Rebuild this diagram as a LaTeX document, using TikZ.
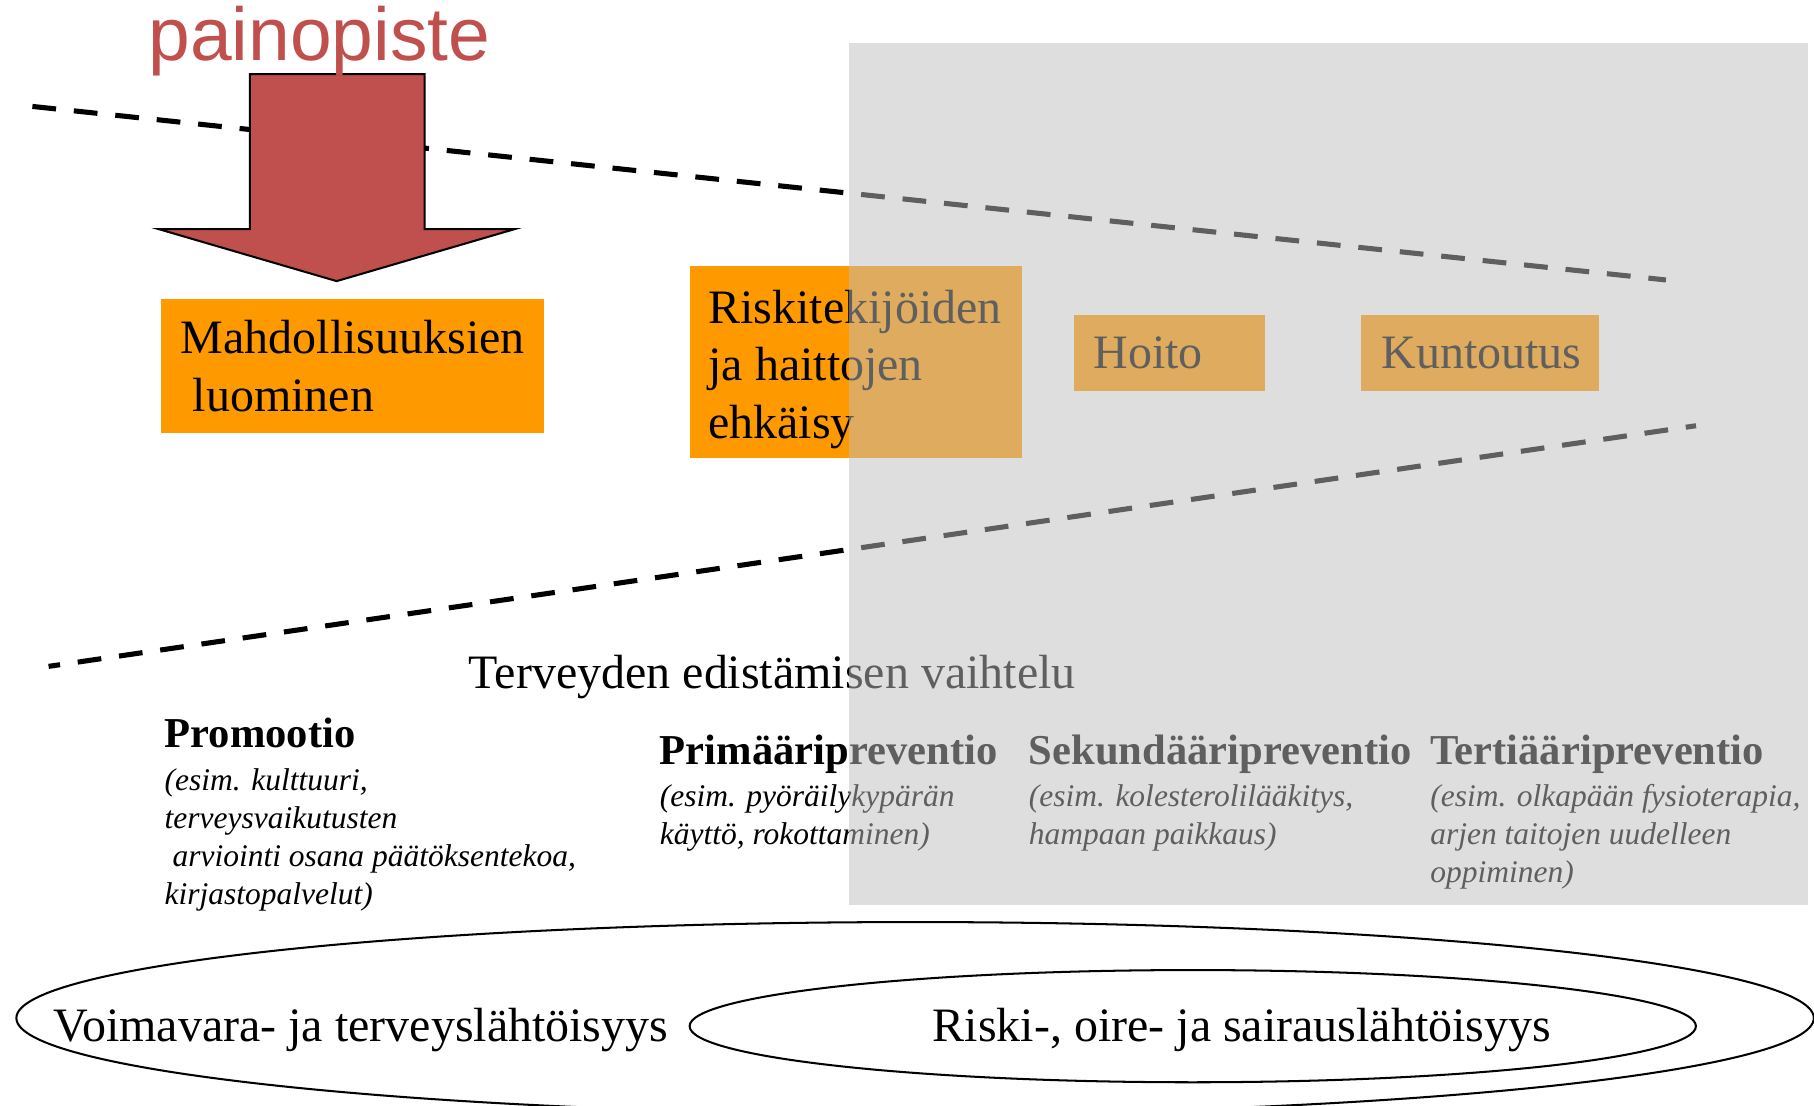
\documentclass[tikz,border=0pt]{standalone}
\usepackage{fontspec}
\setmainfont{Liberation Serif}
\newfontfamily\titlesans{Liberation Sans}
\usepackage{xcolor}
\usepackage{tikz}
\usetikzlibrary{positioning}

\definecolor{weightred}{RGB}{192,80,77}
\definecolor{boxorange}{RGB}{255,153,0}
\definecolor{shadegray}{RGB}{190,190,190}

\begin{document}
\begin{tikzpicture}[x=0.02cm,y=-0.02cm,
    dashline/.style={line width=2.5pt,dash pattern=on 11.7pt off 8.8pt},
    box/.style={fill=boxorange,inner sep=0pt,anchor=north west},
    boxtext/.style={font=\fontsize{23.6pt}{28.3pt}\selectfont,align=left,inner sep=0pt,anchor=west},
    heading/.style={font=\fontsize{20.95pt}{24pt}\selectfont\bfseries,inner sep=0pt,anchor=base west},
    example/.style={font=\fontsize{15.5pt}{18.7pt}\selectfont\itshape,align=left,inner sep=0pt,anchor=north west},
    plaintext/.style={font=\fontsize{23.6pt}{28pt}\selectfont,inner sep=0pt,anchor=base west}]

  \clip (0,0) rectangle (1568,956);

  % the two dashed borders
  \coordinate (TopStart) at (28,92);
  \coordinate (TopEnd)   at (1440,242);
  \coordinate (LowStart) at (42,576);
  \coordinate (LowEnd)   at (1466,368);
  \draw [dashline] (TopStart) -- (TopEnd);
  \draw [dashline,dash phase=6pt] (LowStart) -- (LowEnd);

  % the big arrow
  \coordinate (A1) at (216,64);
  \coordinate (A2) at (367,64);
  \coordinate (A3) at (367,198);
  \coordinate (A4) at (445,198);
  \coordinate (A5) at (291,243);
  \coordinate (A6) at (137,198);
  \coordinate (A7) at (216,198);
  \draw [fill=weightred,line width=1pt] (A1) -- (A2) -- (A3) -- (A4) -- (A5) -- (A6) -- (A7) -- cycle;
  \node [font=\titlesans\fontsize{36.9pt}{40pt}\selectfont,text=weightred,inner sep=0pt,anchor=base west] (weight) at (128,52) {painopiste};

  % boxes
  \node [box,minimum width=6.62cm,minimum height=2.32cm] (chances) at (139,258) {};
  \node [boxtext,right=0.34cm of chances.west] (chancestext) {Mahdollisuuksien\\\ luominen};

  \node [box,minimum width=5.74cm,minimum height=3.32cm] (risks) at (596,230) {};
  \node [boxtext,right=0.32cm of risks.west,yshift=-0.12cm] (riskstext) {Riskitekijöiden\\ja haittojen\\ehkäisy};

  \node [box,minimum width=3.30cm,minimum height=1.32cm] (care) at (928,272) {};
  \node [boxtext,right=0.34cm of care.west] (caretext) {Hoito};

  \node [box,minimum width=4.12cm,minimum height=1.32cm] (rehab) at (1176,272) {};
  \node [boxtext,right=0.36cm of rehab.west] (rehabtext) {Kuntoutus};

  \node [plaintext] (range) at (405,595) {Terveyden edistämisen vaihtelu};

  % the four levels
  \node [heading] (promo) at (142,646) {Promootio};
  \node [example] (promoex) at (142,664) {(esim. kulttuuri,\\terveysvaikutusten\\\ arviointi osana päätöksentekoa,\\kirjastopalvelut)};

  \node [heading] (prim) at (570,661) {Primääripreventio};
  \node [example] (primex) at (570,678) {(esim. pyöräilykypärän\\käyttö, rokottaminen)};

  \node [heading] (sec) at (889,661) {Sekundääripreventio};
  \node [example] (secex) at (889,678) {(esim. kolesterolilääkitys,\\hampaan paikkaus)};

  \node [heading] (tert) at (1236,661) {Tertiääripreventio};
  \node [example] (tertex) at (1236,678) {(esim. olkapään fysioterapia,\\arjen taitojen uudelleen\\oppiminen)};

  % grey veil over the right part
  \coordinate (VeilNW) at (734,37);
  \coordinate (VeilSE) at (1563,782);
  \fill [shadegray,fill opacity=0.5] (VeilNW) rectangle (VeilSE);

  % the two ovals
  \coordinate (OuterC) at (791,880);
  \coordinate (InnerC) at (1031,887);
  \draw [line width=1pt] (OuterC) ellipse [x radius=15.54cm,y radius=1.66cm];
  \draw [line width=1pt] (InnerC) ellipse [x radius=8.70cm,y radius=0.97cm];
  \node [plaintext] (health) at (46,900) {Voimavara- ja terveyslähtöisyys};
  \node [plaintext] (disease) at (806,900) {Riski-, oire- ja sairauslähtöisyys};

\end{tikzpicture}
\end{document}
...
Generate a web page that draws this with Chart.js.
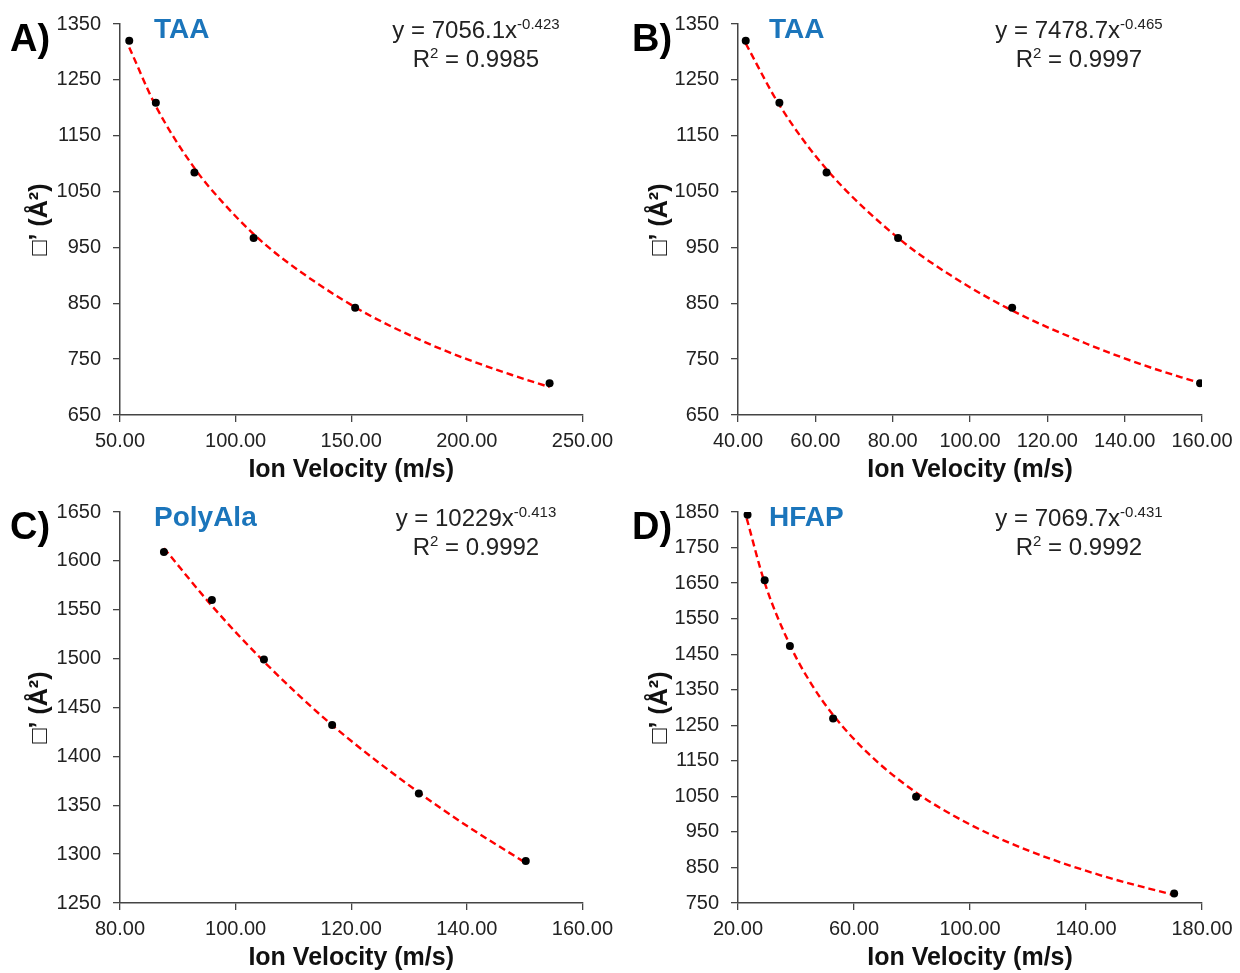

### [WORK REQUIRED]
Above are the records; copy exactly the lines from the one with "Rebuild this diagram" through the one with "(0,0) rectangle (1568,956);", including both, and nothing more. Leave out pictures.

### [REPLY]
Rebuild this diagram as a LaTeX document, using TikZ.
\documentclass[tikz,border=0pt]{standalone}
\usepackage{fontspec}
\setmainfont{Liberation Serif}
\newfontfamily\titlesans{Liberation Sans}
\usepackage{xcolor}
\usepackage{tikz}
\usetikzlibrary{positioning}

\definecolor{weightred}{RGB}{192,80,77}
\definecolor{boxorange}{RGB}{255,153,0}
\definecolor{shadegray}{RGB}{190,190,190}

\begin{document}
\begin{tikzpicture}[x=0.02cm,y=-0.02cm,
    dashline/.style={line width=2.5pt,dash pattern=on 11.7pt off 8.8pt},
    box/.style={fill=boxorange,inner sep=0pt,anchor=north west},
    boxtext/.style={font=\fontsize{23.6pt}{28.3pt}\selectfont,align=left,inner sep=0pt,anchor=west},
    heading/.style={font=\fontsize{20.95pt}{24pt}\selectfont\bfseries,inner sep=0pt,anchor=base west},
    example/.style={font=\fontsize{15.5pt}{18.7pt}\selectfont\itshape,align=left,inner sep=0pt,anchor=north west},
    plaintext/.style={font=\fontsize{23.6pt}{28pt}\selectfont,inner sep=0pt,anchor=base west}]

  \clip (0,0) rectangle (1568,956);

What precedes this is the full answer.